• _YOUR INSTRUCTIONS_: Quote every line from the top of the listing down to and including the line that contains "plt.rcParams['font.family'] = ['Liberation".

• _RAW DATA_:
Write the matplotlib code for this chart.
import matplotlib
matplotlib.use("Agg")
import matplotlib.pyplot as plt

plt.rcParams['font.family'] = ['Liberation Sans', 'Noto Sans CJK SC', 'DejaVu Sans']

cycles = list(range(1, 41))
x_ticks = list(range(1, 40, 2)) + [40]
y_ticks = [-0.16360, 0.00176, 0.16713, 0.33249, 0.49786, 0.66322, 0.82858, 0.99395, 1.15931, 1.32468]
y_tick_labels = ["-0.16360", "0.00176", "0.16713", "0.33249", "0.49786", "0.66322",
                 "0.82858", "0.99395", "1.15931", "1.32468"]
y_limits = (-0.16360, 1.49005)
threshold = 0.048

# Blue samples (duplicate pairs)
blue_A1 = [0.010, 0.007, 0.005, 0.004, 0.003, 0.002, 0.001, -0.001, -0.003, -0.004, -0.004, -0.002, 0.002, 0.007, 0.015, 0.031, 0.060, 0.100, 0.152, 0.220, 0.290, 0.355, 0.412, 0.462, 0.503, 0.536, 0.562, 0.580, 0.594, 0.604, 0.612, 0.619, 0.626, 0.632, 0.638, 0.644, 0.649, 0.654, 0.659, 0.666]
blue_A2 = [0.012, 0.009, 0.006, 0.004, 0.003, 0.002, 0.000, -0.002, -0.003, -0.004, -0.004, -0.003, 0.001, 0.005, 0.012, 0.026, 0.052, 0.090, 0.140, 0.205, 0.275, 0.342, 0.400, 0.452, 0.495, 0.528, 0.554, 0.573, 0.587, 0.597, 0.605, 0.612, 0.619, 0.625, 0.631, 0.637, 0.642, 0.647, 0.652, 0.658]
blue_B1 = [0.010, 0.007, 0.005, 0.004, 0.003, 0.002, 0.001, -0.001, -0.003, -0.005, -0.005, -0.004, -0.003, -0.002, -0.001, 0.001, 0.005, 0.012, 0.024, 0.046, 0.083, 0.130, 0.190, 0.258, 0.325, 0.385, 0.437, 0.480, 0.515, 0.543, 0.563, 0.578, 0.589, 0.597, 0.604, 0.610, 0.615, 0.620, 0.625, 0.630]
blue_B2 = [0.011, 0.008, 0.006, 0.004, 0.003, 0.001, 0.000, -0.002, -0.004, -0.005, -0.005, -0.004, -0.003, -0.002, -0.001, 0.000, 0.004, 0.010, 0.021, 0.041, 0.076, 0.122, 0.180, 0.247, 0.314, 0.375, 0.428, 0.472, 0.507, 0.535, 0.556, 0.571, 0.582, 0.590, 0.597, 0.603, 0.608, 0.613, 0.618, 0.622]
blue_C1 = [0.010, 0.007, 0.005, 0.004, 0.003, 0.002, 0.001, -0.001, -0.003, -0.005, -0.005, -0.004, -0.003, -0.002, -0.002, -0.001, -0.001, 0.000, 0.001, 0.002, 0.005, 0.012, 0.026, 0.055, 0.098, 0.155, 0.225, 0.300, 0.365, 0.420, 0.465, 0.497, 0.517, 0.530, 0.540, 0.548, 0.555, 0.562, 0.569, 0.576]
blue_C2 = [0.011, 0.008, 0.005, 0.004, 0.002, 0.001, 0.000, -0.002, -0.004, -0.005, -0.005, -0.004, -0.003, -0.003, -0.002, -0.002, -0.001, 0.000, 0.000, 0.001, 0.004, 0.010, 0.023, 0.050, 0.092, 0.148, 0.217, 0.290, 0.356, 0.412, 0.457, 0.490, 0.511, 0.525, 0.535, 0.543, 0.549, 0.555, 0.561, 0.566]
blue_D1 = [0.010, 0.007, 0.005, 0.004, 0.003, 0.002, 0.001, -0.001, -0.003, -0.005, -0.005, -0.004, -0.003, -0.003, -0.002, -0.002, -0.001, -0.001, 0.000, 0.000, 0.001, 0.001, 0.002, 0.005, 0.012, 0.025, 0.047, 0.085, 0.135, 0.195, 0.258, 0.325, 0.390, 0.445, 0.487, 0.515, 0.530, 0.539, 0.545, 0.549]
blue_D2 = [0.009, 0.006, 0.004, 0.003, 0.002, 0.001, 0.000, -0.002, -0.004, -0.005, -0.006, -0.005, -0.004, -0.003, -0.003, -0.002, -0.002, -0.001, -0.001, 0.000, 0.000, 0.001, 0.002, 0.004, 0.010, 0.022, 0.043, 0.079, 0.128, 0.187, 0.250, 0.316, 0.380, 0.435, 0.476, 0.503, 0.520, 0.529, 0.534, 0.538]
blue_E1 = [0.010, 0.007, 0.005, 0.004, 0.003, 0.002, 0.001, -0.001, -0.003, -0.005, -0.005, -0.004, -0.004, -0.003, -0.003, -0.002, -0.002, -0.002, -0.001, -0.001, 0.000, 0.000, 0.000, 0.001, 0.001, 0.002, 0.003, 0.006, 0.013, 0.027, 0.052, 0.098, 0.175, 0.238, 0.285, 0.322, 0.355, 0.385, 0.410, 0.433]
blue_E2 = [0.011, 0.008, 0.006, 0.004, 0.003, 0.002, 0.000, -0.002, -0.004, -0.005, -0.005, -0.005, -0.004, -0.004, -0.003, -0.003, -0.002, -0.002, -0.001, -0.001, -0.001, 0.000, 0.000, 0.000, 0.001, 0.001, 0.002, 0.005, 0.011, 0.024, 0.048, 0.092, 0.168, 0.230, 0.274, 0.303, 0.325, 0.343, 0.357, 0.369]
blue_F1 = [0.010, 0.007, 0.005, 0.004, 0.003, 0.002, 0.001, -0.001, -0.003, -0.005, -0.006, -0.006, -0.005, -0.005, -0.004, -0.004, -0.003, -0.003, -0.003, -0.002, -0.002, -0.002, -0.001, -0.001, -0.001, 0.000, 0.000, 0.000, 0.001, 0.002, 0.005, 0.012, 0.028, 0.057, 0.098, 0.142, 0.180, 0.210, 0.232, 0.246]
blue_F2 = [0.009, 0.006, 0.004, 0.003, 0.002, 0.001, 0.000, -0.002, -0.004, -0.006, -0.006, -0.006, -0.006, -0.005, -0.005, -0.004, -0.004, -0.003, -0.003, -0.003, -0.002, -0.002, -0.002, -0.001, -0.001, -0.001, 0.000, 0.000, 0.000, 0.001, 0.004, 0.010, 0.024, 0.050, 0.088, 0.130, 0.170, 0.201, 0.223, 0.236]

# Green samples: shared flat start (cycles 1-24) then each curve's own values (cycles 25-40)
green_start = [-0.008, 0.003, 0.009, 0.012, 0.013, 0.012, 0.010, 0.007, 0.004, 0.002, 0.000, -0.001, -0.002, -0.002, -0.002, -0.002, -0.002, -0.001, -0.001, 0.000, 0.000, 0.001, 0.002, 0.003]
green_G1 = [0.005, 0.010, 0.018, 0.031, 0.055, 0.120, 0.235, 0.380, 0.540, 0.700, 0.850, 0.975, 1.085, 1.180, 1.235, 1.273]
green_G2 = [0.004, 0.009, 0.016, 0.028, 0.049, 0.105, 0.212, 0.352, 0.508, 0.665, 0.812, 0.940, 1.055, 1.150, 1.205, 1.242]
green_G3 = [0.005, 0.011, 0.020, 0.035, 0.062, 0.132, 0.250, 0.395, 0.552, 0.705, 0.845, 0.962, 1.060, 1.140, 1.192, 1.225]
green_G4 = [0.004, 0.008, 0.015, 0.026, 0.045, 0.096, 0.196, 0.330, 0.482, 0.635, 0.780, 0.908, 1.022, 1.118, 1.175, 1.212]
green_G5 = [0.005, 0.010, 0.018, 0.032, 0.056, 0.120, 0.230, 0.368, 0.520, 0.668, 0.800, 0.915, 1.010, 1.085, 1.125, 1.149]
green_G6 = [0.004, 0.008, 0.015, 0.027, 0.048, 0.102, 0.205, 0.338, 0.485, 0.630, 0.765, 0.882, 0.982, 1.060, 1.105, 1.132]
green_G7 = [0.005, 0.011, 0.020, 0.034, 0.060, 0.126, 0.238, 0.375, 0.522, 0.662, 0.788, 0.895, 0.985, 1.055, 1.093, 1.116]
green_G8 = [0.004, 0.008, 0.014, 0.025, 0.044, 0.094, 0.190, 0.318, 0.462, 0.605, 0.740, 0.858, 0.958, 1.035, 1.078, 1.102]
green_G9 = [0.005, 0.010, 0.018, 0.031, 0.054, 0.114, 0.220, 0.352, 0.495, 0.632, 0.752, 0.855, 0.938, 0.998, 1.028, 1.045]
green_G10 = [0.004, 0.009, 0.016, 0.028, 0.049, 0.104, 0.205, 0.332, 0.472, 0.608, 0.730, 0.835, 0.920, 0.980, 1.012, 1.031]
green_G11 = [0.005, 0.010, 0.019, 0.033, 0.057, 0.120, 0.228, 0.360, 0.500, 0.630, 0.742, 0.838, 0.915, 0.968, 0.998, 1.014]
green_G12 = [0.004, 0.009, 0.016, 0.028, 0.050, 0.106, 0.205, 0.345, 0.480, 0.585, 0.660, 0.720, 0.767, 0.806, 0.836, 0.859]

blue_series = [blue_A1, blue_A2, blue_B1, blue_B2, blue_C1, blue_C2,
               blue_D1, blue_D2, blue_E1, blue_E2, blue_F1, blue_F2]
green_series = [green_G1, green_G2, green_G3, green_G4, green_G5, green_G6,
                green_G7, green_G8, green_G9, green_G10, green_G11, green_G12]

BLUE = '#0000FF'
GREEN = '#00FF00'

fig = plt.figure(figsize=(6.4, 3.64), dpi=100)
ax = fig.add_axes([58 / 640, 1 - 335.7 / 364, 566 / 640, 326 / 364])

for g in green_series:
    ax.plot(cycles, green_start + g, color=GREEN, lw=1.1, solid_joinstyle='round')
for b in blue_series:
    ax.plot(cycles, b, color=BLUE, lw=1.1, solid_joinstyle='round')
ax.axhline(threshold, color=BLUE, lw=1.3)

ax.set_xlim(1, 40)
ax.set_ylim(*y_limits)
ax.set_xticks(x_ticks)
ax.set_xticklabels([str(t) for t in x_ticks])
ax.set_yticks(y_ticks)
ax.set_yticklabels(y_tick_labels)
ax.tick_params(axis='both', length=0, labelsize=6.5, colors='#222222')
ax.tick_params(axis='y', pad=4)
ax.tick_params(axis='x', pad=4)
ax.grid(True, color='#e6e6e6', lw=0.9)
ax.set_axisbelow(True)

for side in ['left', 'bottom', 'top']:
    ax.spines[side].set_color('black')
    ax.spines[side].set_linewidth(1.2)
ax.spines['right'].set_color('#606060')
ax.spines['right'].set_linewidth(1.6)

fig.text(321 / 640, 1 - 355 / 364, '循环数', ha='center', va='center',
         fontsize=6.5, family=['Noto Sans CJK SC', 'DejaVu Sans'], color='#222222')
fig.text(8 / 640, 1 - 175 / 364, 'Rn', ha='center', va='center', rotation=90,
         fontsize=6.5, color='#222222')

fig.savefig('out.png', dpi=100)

• _ANSWER_:
Write the matplotlib code for this chart.
import matplotlib
matplotlib.use("Agg")
import matplotlib.pyplot as plt

plt.rcParams['font.family'] = ['Liberation Sans', 'Noto Sans CJK SC', 'DejaVu Sans']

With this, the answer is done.